DO THE ASTROS NEED ANOTHER LH BAT?
I will say "yes."
Changes in the Astros' lineup this season should result in marginal improvement for the offense against RHPs. The addition/subtractions set out for CF, OF, and 1b affect approximately 35% of the plate appearances against RHPs. The changes in the outfield and first base should result in approximately a 7 point increase in team wRC+ versus righty pitchers. That level of improvement would result in a wRC+ of 91, putting the Astros offense against RHPs on par with the offense against LHPs. However, the Astros' offense would still be well below average. And the most immediate way to improve the offense is by bolstering the batting against RHPs. Furthermore, Guzman's platoon splits beg for an effective lefty platoon bat at first base.

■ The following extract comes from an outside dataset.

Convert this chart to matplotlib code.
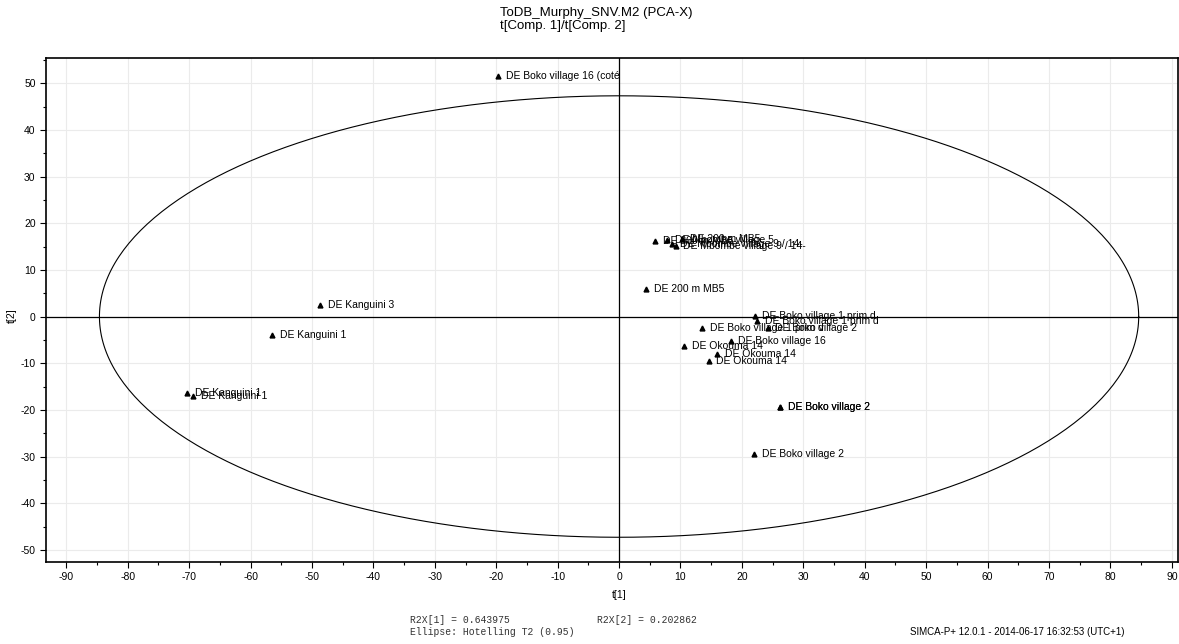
import numpy as np
import matplotlib
matplotlib.use("Agg")
import matplotlib.pyplot as plt
from matplotlib.ticker import MultipleLocator

plt.rcParams['font.family'] = ['Liberation Sans', 'DejaVu Sans']
plt.rcParams['axes.unicode_minus'] = False

# ---- data ----
labels = [
    "DE Boko village 16 (coté",
    "DE Kanguini 3",
    "DE Kanguini 1",
    "DE Kanguini 1",
    "DE Kanguini 1",
    "DE 200 m MB5",
    "DE 200 m MB5",
    "DE Mbombe village 9 / 14-",
    "DE 200 m MB5",
    "DE Mbombe village 9 / 14-",
    "DE Mbombe village 5",
    "DE Boko village 1 prim d",
    "DE Boko village 1 prim d",
    "DE Boko village 1 prim d",
    "DE Boko village 2",
    "DE Boko village 16",
    "DE Okouma 14",
    "DE Okouma 14",
    "DE Okouma 14",
    "DE Boko village 2",
    "DE Boko village 2",
    "DE Boko village 2",
]
t1 = [-19.7, -48.7, -56.5, -70.3, -69.3, 4.4, 5.9, 8.6, 10.3, 9.2, 7.8,
      22.1, 22.5, 13.5, 24.2, 18.2, 10.6, 16.0, 14.6, 26.2, 26.2, 22.0]
t2 = [51.5, 2.5, -4.0, -16.4, -17.1, 5.9, 16.1, 15.6, 16.7, 15.2, 16.3,
      0.1, -1.0, -2.5, -2.5, -5.2, -6.3, -8.0, -9.5, -19.4, -19.4, -29.4]

ellipse_a = 84.6
ellipse_b = 47.3
xticks = list(range(-90, 91, 10))
yticks = list(range(-50, 51, 10))

title_line1 = "ToDB_Murphy_SNV.M2 (PCA-X)"
title_line2 = "t[Comp. 1]/t[Comp. 2]"
r2x1 = "R2X[1] = 0.643975"
r2x2 = "R2X[2] = 0.202862"
ellipse_txt = "Ellipse: Hotelling T2 (0.95)"
footer = "SIMCA-P+ 12.0.1 - 2014-06-17 16:32:53 (UTC+1)"

# ---- figure ----
fig = plt.figure(figsize=(11.79, 6.44), dpi=100)
ax = fig.add_axes([46/1179, (644-562)/644, (1178-46)/1179, (562-58)/644])

ax.set_xlim(-93.3, 91.0)
ax.set_ylim(-52.6, 55.4)

ax.set_xticks(xticks)
ax.set_yticks(yticks)
ax.xaxis.set_minor_locator(MultipleLocator(5))
ax.yaxis.set_minor_locator(MultipleLocator(5))
ax.tick_params(which='major', direction='out', length=4, width=0.8, labelsize=7.5, colors='black')
ax.tick_params(which='minor', direction='out', length=2.5, width=0.8)
ax.grid(True, which='major', color='#ebebeb', linewidth=0.8)
ax.set_axisbelow(True)
for s in ax.spines.values():
    s.set_linewidth(1.2)
    s.set_color('black')

ax.axhline(0, color='black', linewidth=0.9, zorder=2)
ax.axvline(0, color='black', linewidth=0.9, zorder=2)

th = np.linspace(0, 2*np.pi, 400)
ax.plot(ellipse_a*np.cos(th), ellipse_b*np.sin(th), color='black', linewidth=0.8, zorder=3)

ax.plot(t1, t2, linestyle='none', marker='^', markersize=3.5, color='black', zorder=4)
for x, y, lab in zip(t1, t2, labels):
    ax.annotate(lab, (x, y), xytext=(5.5, 0), textcoords='offset points',
                fontsize=7.5, va='center', ha='left', color='black', zorder=5)

ax.set_xlabel("t[1]", fontsize=7.5)
ax.set_ylabel("t[2]", fontsize=7.5)
ax.xaxis.set_label_coords(0.5 + (619 - 612) / 1132, -(590 - 562) / 504)
ax.yaxis.set_label_coords(-(46 - 17) / 1132, (562 - 316) / 504)

fig.text(500/1179, 1-7/644, title_line1, fontsize=9.5, ha='left', va='top')
fig.text(500/1179, 1-20/644, title_line2, fontsize=9.5, ha='left', va='top')

fig.text(410/1179, 1-620/644, r2x1, fontsize=7, family='Liberation Mono', ha='left', va='center', color='#333333')
fig.text(597/1179, 1-620/644, r2x2, fontsize=7, family='Liberation Mono', ha='left', va='center', color='#333333')
fig.text(410/1179, 1-632/644, ellipse_txt, fontsize=7, family='Liberation Mono', ha='left', va='center', color='#333333')
fig.text(910/1179, 1-632/644, footer, fontsize=7, ha='left', va='center')

fig.savefig("out.png", dpi=100)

Jason Castro has been a very effective LH bat, but he is like a cannon in a pop gun lineup against RHPs. Of course, finding another effective LHB is easier said than done.

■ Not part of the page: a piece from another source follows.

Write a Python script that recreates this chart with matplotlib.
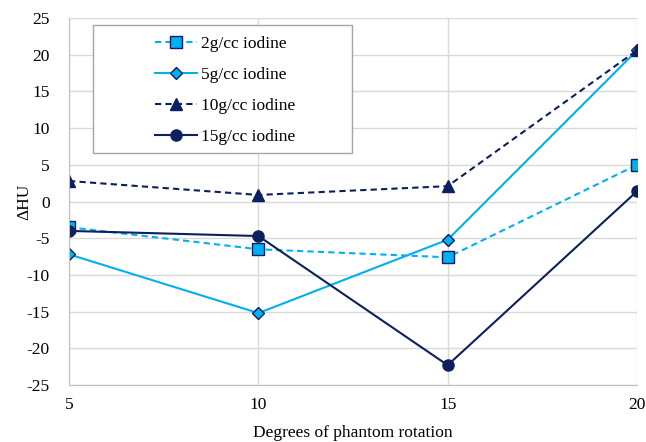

As a final comment, as I examined the Astros' platoon split data, I gained a new found appreciation for Chris Carter and L.J. Hoes. Both right hand hitters exhibited good balance against pitchers throwing from both arm sides. Carter was particularly effective, posting a 117 wRC+ against LHPs and 112 against RHPs. This type of platoon balance is uncommon for a big swinging slugger like Carter. Given some of the extreme platoon splits experienced by Astros' batters in 2013, penciling Hoes and Carter into the lineup must be comforting for the manager.